Gun control legislation the Senate debates next month will include an expansion of federal background checks for firearms buyers, Majority Leader Harry Reid said Thursday in a victory for advocates of gun restrictions.

The announcement underscores that Democrats intend to take an aggressive approach in the effort to broaden the checks, currently required for transactions involving federally licensed firearms dealers but not private sales at gun shows or online.

President Barack Obama and many supporters of curbing guns consider an expansion of the system to private gun sales to be the most effective response lawmakers could take in the wake of December’s elementary school massacre in Newtown, Conn. The system is designed to keep guns from criminals, people with serious mental problems and others considered potentially dangerous.

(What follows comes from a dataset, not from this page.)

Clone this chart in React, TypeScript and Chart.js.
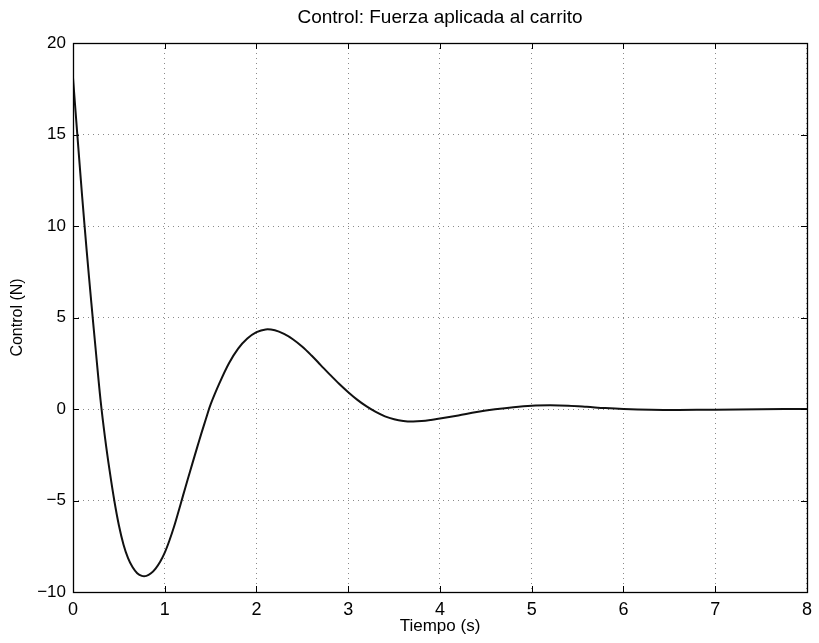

The overall gun measure will also include legislation boosting penalties for illegal gun trafficking and modestly expanding a grant program for school security, said Reid, D-Nev. Its fate remains uncertain, and it will all but certainly need Republican support to survive.

Reid said that during Congress’ upcoming two-week break, he hopes senators will strike a bipartisan compromise on broadening background checks. Without a deal, he indicated the gun bill would include a stricter version approved this month by the Senate Judiciary Committee and authored by Sen. Chuck Schumer, D-N.Y., expanding the system to virtually all private gun transactions with few exceptions.